Wednesday, July 3, 2013

Imagining Details: Literature vs. Film

Sometimes I like to read the reviews included at the front of a book before starting the book itself. This was the case when I first picked up what I'm currently reading: In the Lake of the Woods by Tim O'Brien. The following excerpt from a review stood out...

"...literature's natural strength: the way in which an author can call on a reader's intelligence to help fashion a novel's effects."    - Harper's Bazaar

It got me thinking...when trying to describe something creatively within the structure of a novel/short story/etc., you can't simply set down every excruciatingly imagined, minute detail that your writerly brain can conjure up. To do so would likely mess with the flow of the work. It's very jarring to read an onslaught of description that sort of zooms you out of the narrative; and then once the description is over, to get plopped back down in the plot again. It's a delicate balancing act to thoughtfully include details - so naturally and subtlely that the reader is not consciously aware of receiving them - with just enough clarity to allow the reader's imagination to participate. Where the above quote mentions the reader's "intelligence," I think "imagination" is a more appropriate notion.

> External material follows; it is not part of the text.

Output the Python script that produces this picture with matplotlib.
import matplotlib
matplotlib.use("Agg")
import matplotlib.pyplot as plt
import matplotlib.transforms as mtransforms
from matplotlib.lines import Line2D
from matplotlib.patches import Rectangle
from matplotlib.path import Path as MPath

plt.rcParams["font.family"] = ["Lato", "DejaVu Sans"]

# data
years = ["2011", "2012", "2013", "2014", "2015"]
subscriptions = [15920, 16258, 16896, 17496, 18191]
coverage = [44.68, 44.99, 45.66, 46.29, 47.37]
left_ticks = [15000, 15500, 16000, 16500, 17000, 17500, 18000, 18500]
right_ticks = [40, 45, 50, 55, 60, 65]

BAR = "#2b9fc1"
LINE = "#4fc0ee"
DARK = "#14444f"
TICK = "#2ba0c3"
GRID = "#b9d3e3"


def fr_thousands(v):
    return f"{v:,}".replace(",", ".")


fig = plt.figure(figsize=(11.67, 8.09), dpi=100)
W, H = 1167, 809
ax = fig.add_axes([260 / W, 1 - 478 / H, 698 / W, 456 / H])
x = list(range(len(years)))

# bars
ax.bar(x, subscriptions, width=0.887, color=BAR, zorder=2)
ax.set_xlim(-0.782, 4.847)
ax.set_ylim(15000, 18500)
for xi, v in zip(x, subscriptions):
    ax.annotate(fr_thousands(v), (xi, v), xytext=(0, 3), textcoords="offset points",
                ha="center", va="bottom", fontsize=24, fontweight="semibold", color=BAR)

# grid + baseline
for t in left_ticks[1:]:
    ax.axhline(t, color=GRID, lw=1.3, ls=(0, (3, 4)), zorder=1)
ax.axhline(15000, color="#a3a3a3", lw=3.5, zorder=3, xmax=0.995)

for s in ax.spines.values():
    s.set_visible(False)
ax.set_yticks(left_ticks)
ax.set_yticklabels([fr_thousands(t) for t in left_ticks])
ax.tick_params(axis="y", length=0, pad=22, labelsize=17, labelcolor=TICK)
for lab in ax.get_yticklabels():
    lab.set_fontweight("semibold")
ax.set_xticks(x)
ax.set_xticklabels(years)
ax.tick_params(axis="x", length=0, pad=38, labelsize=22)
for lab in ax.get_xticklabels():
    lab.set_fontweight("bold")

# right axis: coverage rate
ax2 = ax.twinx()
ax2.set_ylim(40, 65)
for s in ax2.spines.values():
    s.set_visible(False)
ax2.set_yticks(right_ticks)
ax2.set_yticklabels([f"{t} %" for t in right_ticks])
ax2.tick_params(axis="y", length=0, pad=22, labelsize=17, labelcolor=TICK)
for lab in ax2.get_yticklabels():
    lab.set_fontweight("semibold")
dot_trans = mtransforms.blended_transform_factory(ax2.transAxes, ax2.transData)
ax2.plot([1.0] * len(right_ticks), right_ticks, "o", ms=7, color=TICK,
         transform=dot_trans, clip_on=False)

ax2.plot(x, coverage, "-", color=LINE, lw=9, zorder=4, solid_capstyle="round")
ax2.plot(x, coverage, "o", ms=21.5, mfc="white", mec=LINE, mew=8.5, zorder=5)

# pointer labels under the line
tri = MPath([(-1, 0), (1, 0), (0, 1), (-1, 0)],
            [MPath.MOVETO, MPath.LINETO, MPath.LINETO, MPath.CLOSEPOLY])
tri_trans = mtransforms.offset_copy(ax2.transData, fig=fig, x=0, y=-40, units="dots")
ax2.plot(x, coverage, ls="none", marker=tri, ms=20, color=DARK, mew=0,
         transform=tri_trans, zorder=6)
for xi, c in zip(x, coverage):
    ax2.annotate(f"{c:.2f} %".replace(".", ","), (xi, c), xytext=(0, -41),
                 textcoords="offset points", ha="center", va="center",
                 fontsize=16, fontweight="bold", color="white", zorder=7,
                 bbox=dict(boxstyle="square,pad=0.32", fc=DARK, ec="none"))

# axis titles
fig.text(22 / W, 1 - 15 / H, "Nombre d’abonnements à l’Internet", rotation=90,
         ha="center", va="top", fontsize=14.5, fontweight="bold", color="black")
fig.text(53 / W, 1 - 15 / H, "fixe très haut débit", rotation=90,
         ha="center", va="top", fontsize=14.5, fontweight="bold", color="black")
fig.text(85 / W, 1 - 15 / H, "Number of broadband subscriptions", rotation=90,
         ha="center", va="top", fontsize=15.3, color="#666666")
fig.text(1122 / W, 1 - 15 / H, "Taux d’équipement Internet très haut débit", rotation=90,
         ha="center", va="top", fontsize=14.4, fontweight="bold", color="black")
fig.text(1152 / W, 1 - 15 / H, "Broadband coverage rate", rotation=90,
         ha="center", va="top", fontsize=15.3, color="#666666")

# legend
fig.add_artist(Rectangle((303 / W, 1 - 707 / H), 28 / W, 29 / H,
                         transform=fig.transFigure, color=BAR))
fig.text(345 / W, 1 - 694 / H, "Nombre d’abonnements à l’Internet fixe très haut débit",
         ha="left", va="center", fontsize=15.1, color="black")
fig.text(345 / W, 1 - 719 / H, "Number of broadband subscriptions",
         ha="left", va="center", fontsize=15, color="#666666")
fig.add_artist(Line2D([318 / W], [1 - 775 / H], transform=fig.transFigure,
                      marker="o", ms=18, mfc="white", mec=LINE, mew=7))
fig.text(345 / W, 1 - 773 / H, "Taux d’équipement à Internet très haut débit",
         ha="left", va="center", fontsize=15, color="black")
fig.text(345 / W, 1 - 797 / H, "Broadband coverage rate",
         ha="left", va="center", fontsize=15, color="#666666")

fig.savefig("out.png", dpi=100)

Movies can easily show us action,
with less need for the reader to "imagine" what's happening.
Photo Source
Within a movie, there are an abundance of details (objects that make up the setting the scene occurs in; the characters' wardrobes; the addition of soundtrack music to compliment the mood/emotions) - but many of these details are tucked in the background. Though the camera dictates what we see, viewers often encounter movie scenes the same way we take in the world around us. We see what we look at, we hear sounds around us. Smell, touch, and taste are harder to convey in a movie, but sight and sound typically unfold on film in a way that we recognize - in a way that requires less creative effort on the part of the viewer.

As an example, think about the scene at the end of American Beauty when Caroline (Annette Bening's character) has presumably just discovered Lester's dead body. We hear her gasping, the slam of the bedroom door. See her wet hair. Watch her open the closet doors with effort. Watch her notice and reach out for Lester's shirts. Hear the gentle clink as the hangers bump together. Hear her gasps turn to a sustained wail.  Watch her lean into the rack of shirts, clothes swaying back in unison under her weight. Hear the snap of hangers springing from the rail. Notice clothes softly crumbling to the floor, the awkward way Caroline's legs bend out behind her. All this occurs somewhat simultaneously in about 30 seconds. We absorb these details as naturally as if we're in the same room watching it all firsthand, unseen by Caroline.

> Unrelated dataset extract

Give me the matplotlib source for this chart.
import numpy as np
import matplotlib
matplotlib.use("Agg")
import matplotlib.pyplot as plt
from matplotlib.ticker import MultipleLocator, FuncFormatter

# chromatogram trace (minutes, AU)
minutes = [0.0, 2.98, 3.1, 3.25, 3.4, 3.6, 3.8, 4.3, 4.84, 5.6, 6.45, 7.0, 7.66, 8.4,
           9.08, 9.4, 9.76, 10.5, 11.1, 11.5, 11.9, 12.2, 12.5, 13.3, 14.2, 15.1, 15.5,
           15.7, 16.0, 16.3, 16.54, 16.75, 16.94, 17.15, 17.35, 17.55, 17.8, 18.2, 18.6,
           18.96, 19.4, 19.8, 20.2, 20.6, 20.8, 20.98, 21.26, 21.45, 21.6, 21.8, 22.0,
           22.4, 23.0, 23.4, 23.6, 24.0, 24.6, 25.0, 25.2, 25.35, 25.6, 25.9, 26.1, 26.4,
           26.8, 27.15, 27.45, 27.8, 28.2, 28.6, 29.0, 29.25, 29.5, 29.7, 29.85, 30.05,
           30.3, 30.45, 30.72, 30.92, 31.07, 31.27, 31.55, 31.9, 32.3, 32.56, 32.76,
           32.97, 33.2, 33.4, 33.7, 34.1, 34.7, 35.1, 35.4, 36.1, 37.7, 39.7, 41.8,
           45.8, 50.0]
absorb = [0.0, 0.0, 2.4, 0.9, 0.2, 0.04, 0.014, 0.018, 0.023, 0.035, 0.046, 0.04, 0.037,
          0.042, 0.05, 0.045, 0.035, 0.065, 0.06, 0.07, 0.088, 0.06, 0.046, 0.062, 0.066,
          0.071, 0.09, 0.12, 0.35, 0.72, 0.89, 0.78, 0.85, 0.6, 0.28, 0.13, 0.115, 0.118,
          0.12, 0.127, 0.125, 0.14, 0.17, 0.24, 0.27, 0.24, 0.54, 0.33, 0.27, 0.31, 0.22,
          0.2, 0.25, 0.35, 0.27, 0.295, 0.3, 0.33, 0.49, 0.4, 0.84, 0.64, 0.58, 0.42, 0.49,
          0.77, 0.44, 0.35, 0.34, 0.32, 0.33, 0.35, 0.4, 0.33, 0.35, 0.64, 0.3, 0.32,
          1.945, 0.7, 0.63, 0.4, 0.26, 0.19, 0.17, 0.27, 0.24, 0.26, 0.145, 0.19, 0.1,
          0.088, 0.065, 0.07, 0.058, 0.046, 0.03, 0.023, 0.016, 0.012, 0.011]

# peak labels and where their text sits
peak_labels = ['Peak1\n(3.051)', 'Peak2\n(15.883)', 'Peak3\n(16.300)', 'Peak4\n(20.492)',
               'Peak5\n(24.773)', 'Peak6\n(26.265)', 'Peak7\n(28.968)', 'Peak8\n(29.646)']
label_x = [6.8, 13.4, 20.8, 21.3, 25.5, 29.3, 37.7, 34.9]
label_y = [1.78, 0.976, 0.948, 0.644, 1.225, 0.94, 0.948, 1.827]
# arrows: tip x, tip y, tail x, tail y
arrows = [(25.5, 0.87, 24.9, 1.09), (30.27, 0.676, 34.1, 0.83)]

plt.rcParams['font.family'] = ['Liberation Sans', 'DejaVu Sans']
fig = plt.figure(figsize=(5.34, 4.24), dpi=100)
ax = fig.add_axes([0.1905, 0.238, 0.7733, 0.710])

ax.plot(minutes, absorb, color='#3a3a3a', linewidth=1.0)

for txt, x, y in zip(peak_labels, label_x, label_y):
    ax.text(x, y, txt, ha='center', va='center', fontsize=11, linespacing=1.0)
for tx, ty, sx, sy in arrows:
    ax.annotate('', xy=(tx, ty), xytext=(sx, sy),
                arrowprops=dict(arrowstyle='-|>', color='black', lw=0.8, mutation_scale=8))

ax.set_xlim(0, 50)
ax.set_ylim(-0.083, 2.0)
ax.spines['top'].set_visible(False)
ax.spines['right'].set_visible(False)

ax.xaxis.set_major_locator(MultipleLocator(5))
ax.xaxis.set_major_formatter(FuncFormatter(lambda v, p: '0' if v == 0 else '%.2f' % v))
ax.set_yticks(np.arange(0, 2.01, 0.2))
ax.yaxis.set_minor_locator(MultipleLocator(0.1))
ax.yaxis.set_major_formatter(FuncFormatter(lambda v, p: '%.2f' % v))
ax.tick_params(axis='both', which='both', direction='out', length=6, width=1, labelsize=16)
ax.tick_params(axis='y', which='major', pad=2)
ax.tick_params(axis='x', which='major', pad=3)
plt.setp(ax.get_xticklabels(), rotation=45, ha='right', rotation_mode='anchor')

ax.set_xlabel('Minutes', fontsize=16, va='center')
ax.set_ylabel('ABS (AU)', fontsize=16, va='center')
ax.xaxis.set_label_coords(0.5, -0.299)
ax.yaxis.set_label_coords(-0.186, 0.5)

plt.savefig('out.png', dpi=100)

How would this scene be different if presented in prose?
Photo Source
How would this same scene be different if presented in prose? It likely wouldn't do much for the reader if I wrote that Caroline is wearing a red dress and carrying a black purse. That the closet doors are painted white. That there are plaid shirts, blue shirts, and tan shirts hanging in the closet. Yet these details are also presented in the movie scene - we may notice them or not. We are likely noticing them without truly realizing it. In writing, the mention of these things may add painful bulk to the scene. Then again, writing provides descriptive opportunities that film does not: the ability to integrate touch (the softness of Lester's well-worn flannel shirt against Caroline's cheek); smell (the lingering scent of detergent on the fabric, mingled with her freshly shampooed hair, wet from the rainstorm outside); and taste (salt from her tears, an aftertaste of garlic from dinner with the man she was having an affair with).

To me, in film, the scene is served by the imagination of behind-the-scene movie folks (stylists, props, sound effects, scene dressers, etc.) These folks are responsible for determining what kind of clothes the character would wear; the objects that would be found in the character's bedroom; what music best suits the desired effect of the scene. Then they create a physical, "real life" setting by artfully arranging those details in front of the camera. As a result of all the imagination that went in on the back end, there is less imagination required from the viewer. We simply watch and listen. Film makers are able to present us with a great number of details due to the nature of the medium.

In writing, the reader is not able to absorb details in the same manner. Reading is not the same thing as watching and listening. The author must selectively decide what details to present in order to keep the story moving and not overwhelm the reader. There needs to be enough detail to breathe life into the work - to give the reader enough footing to imagine the world on the page in a concrete, personalized way - without allowing the reader to accuse the author of leaving them stranded in the dark.

1 comment:

  1. Well put.

    I'm reading "Ender's Game" at the insistence of a fellow writer. He says (1) it's an excellent story, and (2) there is very little description of anybody or anything, yet the story is strong and the reader gets to fill in the visuals.

    I'm agreeing with him on both points and will share your excellent post with him. Thanks!